OrwellNella libreria di mio padre, trovo nascosto, dietro Stendhal e Bonura, l’ingiustamente trascurato (cioè io l’ho trascurato, inspiegabilmente) George Orwell, figurarsi non sapevo nemmeno che Orwell fosse lo pseudonimo di Eric Blair, soltanto una vaga idea che atteneva al più noto Grande Fratello. Trovo un Oscar Mondadori del 1960, con traduzione di Giorgio Monicelli. È il romanzo forse meno conosciuto di Orwell (Orwell di 1984 o meglio ancora de La Fattoria degli animali), il romanzo è Fiorirà l’aspidistra; qui appaiono del tutto evidenti il ruolo e le convinzioni dell’intellettuale, l’insofferenza in special modo per il pensiero e l’opaca rispettabilità borghese e finanche su certa editoria di allora, parliamo degli anni ‘30. Così Gordon Comstock, il misero gretto inane Comstock, il personaggio principale (veramente sembrerebbe a tutti gli effetti l’unico), traduce a tratti, su un piano grottesco, la medesima defaillance che oggi molti autori rivendicano, in egual misura, con uguale inutilità, purismo e nobiltà di cui si è smarrito il senso, ortodossie noiose in definitiva peraltro facilmente interscambiali o sconfessabili con l’esatto contrario. Oggi.
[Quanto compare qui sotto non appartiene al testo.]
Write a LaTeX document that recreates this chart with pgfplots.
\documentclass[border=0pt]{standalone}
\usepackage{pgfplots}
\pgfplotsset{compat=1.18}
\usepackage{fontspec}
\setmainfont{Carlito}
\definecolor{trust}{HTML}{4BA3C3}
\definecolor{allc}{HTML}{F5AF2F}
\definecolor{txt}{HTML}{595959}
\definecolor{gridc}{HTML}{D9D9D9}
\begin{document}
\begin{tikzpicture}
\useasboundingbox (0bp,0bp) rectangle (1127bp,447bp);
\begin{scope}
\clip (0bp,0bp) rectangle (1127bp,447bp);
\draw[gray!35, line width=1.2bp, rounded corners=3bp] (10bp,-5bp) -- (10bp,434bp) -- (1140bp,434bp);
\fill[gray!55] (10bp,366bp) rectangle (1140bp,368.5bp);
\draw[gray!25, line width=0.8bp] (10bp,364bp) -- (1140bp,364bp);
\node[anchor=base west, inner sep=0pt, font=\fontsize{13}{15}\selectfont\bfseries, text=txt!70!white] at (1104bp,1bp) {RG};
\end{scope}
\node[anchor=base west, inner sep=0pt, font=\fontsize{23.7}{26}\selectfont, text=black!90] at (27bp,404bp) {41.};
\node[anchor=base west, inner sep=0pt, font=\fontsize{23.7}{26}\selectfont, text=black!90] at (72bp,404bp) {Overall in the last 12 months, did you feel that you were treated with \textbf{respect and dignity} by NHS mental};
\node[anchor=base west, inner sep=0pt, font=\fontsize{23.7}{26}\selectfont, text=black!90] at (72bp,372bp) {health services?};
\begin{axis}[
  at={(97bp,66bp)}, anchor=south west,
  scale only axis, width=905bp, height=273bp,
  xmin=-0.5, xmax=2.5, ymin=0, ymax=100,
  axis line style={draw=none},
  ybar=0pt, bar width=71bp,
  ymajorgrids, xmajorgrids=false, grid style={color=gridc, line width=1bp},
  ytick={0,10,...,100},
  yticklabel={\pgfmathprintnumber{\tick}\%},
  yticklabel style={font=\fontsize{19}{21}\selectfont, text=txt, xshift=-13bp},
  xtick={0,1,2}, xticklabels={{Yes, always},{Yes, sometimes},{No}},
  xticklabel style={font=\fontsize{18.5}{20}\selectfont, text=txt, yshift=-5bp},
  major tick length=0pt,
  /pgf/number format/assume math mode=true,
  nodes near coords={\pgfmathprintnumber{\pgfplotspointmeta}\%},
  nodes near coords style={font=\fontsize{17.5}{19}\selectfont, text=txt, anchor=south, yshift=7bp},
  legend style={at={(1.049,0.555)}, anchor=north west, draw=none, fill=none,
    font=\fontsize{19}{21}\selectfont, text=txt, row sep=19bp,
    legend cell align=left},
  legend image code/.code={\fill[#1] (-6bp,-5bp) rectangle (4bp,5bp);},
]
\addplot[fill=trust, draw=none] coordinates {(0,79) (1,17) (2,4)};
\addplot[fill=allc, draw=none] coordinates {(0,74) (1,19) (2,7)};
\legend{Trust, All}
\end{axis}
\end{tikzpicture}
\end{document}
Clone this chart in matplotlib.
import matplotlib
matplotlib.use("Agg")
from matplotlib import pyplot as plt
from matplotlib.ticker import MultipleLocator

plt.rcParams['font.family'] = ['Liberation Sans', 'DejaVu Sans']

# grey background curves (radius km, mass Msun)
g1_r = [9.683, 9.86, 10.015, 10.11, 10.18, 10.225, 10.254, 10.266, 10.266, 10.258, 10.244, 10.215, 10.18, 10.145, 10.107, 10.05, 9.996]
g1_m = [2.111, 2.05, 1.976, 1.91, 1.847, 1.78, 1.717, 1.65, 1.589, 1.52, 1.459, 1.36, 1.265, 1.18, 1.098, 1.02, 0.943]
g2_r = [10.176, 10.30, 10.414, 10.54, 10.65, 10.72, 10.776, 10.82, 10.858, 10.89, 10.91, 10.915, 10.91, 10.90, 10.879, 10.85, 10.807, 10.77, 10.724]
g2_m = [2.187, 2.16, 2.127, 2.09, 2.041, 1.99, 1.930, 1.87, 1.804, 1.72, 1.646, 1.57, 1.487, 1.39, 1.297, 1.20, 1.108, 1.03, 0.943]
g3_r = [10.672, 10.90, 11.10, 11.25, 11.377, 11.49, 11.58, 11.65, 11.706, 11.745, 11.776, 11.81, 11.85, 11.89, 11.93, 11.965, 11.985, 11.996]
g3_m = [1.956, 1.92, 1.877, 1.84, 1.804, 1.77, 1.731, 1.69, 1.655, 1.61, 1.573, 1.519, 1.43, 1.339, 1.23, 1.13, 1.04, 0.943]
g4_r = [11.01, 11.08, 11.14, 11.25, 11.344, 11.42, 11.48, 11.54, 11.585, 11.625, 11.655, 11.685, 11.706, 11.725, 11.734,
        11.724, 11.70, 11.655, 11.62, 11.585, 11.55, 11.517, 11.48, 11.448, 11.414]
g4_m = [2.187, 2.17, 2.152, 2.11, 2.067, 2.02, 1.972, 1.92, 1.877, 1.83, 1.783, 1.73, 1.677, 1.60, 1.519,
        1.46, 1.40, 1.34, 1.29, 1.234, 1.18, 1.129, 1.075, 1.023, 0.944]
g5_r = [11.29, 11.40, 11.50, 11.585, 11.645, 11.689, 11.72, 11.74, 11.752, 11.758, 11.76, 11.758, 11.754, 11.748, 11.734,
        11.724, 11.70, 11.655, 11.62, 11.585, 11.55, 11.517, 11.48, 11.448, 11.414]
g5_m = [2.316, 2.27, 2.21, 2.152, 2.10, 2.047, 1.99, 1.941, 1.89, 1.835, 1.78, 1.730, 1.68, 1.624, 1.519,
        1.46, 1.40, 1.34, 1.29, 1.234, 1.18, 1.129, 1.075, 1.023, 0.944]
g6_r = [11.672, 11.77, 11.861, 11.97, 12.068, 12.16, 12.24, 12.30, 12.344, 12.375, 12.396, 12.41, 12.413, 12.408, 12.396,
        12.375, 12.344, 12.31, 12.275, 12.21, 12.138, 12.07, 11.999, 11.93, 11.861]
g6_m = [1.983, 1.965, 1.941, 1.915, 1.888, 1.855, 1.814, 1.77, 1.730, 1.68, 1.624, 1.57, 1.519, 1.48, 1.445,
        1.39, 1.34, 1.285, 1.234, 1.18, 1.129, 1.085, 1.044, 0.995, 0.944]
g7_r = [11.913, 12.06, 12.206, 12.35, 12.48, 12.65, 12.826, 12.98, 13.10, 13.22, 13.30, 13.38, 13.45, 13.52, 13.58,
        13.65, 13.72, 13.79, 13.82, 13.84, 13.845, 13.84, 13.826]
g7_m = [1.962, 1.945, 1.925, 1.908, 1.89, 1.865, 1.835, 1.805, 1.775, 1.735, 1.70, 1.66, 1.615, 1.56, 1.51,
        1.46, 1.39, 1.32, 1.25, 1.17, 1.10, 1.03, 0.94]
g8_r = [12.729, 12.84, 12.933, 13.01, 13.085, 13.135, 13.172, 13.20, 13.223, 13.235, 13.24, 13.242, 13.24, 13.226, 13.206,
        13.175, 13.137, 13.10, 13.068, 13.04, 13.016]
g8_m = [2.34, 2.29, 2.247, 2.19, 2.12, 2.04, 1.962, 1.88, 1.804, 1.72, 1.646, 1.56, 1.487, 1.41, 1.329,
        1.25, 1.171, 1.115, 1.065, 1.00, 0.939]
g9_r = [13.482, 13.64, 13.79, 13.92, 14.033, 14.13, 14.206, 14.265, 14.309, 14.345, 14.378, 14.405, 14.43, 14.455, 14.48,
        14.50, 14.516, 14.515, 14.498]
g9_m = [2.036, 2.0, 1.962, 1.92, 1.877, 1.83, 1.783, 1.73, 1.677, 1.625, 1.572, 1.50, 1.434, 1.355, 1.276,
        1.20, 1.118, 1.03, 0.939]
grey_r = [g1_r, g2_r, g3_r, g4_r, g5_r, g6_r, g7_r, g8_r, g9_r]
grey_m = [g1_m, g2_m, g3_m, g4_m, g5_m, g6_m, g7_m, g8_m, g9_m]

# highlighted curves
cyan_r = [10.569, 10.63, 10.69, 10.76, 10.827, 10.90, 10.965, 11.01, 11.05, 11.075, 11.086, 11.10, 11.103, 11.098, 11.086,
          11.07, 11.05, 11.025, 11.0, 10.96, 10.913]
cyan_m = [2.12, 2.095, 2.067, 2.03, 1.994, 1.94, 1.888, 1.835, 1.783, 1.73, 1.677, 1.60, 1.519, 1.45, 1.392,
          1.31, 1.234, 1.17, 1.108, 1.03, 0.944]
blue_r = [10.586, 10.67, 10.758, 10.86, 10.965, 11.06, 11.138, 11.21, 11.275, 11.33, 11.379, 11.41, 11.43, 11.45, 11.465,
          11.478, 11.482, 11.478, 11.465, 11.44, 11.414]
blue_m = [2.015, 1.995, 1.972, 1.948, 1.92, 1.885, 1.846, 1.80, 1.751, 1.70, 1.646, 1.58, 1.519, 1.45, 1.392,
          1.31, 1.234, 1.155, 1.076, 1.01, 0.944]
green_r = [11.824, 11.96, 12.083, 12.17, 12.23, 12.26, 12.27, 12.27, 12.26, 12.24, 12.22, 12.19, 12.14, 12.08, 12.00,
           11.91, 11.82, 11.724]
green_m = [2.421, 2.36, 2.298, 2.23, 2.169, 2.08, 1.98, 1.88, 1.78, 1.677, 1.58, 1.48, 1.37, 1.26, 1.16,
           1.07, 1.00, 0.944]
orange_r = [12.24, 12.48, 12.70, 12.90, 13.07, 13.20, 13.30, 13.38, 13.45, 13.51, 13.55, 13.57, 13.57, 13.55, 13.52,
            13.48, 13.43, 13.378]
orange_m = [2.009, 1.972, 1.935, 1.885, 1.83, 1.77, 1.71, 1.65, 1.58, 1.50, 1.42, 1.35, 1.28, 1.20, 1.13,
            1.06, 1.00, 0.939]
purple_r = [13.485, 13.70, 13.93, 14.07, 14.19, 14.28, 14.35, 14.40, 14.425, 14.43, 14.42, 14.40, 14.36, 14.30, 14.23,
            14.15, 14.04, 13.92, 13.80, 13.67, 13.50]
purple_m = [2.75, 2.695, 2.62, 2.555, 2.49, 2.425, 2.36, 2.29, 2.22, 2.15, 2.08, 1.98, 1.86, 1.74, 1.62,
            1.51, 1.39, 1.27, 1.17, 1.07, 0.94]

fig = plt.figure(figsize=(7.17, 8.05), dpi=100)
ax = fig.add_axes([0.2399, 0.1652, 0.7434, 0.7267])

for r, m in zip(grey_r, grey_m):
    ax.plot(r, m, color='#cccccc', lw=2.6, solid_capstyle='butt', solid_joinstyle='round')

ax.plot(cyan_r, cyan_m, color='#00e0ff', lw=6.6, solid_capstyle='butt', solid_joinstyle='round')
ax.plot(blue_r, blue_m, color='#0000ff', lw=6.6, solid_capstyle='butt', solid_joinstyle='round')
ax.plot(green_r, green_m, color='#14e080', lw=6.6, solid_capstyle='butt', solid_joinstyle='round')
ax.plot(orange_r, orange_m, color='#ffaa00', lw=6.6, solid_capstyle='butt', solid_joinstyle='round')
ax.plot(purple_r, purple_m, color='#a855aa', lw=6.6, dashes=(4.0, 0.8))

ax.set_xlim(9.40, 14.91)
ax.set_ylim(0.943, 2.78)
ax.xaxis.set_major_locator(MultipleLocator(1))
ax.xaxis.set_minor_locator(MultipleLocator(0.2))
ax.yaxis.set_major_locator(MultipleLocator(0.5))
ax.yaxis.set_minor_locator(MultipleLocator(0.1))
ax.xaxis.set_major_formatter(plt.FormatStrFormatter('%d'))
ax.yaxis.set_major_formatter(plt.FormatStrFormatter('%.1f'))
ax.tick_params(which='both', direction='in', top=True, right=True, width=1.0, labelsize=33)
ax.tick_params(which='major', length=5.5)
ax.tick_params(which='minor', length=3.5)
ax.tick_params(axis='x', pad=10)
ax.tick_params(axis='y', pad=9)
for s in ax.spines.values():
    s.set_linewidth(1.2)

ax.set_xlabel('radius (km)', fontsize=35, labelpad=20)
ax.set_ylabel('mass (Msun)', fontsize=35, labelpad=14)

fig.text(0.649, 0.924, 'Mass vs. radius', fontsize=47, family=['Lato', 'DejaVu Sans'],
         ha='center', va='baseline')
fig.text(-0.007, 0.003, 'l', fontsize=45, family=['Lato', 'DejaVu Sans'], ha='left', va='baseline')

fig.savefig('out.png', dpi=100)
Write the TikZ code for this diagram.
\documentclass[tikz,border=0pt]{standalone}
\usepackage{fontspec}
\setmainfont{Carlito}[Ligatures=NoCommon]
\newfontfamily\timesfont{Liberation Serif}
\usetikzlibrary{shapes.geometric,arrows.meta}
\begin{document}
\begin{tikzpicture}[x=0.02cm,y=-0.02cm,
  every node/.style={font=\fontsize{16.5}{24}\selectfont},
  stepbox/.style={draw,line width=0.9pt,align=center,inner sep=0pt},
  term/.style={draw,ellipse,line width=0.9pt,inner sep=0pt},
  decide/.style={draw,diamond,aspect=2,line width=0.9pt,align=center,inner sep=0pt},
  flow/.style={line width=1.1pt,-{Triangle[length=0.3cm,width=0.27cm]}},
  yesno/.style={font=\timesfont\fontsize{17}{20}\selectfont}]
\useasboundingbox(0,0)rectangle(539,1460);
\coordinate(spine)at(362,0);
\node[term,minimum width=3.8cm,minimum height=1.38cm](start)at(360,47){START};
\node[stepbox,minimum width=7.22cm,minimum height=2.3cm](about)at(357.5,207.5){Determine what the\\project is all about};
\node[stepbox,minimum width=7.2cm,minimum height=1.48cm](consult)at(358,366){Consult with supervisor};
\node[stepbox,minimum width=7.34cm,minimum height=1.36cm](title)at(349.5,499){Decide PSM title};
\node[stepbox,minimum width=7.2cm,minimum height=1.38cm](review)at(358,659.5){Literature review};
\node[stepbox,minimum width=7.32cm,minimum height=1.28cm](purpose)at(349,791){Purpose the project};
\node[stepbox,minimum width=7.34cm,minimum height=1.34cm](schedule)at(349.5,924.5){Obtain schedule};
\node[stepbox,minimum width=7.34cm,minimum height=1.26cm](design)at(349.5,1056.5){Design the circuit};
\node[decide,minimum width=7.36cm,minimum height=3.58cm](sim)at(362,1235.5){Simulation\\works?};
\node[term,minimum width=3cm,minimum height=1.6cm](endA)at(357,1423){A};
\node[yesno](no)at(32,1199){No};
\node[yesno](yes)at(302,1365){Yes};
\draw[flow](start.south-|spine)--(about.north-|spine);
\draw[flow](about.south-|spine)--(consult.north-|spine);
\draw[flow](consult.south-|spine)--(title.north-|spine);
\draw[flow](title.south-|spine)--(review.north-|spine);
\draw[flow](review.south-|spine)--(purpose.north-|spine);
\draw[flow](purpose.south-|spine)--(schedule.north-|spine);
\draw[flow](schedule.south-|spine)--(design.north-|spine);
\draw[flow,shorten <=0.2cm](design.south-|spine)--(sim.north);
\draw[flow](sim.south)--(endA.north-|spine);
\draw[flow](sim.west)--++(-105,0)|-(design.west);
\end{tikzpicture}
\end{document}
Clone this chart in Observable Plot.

Comstock invece mantiene le promesse, aborrisce il denaro, quattrini! quattrini!; rifugge il buon posto, il Far Bene qualcosa nella vita, ossessionato da una personalissima rivoluzione del sistema. Tant’è, pregno di precordi forse socialisti e della giovinezza, si impiega come libraio, a due sterline a settimana, procedendo i suoi giorni anonimi e ordinari e confidando segretamente in un futuro da scrittore. Nel frattempo condanna a un castigo eterno l’omologazione, a farla breve è così, dei generi “libri da consumo” (ebbene sì, anche allora), o il già orecchiato modus da parrocchietta, ovvero un circuito stretto di recensioni e riviste di culto dove finire o esser recensiti. È stato profetico ancora una volta. Comstock-Orwell il pioniere. È un romanzo tutto scritto, uh oggi equivale a un anatema, ve ne parlo per consigliarvene la lettura al limite e anche come pretesto per dire: ci hanno fatto credere (a noi autori) che un romanzo tutto scritto te lo tirano dietro con i denti di fuori. Ed è una balla grande quanto una casa. Con questa scusa ci rifilano la medietà, allungata con ragioni di buon senso o di un non meglio identificato mercato che pare faccia riferimento all’umanità più bieca, giacché trattasi di soggetti umani incapaci di intendere oltre una secondaria, neanche si parlasse di crapuloni unti e bisunti, dediti alle invettive, ai rutti, ai ventri mollastri dove indirizzare le peggio volgarità.

Allora penso: abbiamo perciò perso gli scrittori, dimenticati, in luogo di voci monotono spesso. E mi viene in mente, a proposito di Giuseppe Bonura, un suo pezzo memorabile su autori e poeti dimenticati, tra questi citava giganti come Pratolini, Coccioli, Fiore. Per dire, se la letteratura avrà un destino ancora, tolte certe pulzelle con un bel profilo o opinioniste spigliate tutte prese a raccontarci storie di cui ci frega non tantissimo, o quello che vi pare, chi resisterà al tempo, quale verità resisterà sui libri di letteratura un dì? Con Gordon Comstock:  Ché non vedete, se sappiate guardare, come dietro quella soddisfazione e quella contentezza imbellettate, sotto quella banalità panciuta e ridacchiante, non ci sia altro che una disperazione segreta?